■ Task: How many lines of the data include the string "code"? State the number and nothing else.

■ Provided records:
--------------------------------

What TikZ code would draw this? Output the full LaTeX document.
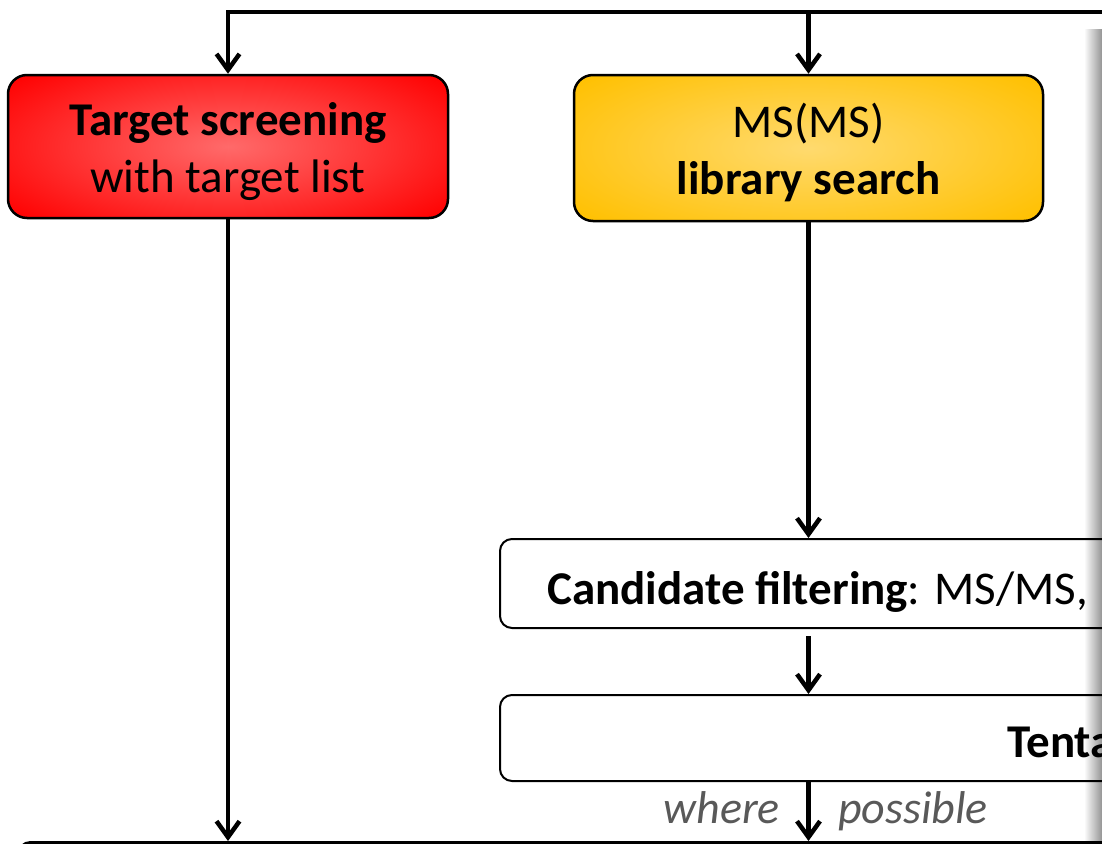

--------------------------------

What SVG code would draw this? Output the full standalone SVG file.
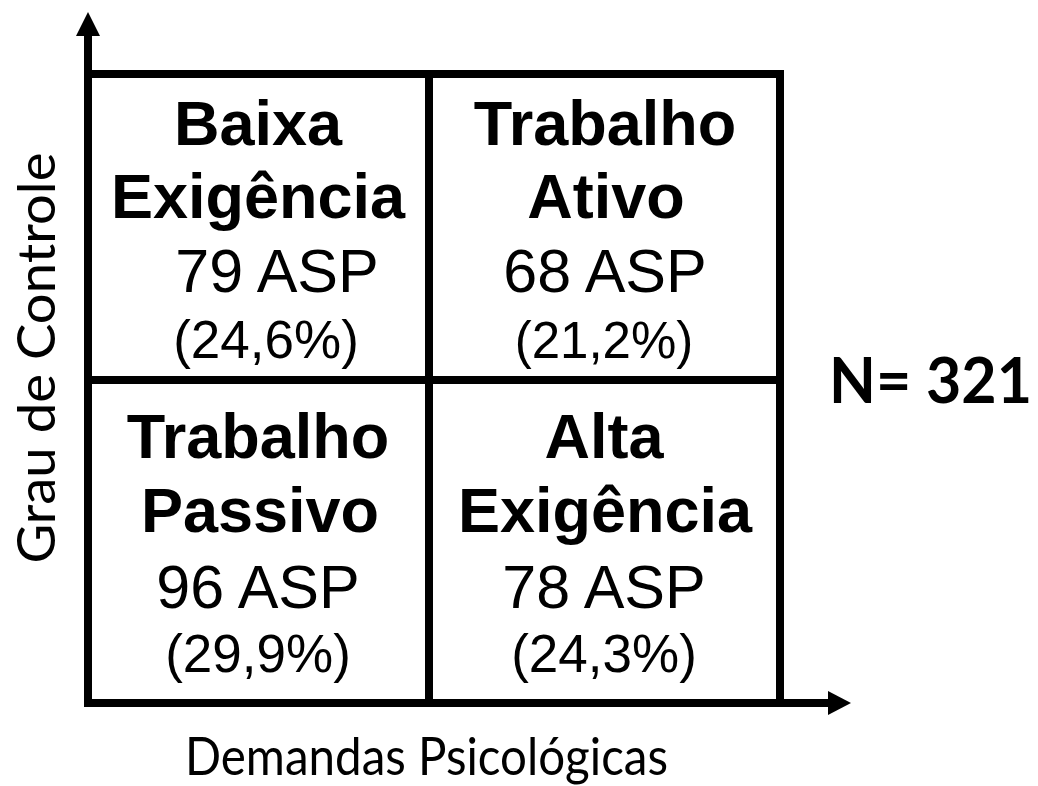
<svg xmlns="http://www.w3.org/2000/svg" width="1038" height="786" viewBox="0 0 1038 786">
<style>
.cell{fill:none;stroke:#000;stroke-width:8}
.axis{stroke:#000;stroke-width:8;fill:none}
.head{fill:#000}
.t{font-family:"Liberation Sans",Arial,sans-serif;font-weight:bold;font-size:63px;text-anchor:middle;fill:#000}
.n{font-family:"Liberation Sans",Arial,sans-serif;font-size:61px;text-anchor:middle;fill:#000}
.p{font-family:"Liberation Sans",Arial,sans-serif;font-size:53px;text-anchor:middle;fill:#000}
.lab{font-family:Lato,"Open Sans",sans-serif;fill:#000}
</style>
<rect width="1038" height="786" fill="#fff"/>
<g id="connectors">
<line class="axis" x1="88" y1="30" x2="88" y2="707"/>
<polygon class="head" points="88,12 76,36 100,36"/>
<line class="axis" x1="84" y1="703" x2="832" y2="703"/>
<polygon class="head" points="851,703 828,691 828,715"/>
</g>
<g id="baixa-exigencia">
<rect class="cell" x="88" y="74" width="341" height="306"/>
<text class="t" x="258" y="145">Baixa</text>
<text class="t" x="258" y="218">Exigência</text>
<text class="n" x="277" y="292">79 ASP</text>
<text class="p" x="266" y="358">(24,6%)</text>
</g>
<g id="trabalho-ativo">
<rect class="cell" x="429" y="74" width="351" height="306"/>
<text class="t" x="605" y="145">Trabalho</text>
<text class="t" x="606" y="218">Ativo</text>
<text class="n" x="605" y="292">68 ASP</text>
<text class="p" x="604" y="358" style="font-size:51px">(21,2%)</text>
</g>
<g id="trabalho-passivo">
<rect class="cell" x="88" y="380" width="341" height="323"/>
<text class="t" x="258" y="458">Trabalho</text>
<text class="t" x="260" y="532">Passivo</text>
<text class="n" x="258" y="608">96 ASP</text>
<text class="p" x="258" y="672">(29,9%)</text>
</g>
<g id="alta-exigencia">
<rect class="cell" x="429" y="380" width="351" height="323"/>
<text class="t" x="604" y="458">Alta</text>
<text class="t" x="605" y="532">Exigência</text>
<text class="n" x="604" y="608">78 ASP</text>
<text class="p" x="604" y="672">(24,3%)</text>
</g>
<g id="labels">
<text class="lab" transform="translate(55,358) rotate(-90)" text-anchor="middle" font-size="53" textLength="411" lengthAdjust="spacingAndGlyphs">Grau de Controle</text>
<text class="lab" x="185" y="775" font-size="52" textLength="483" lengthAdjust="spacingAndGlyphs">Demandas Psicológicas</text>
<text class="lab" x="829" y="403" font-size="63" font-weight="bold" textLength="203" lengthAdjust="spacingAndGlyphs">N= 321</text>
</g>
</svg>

--------------------------------

■ Solution to this task: 2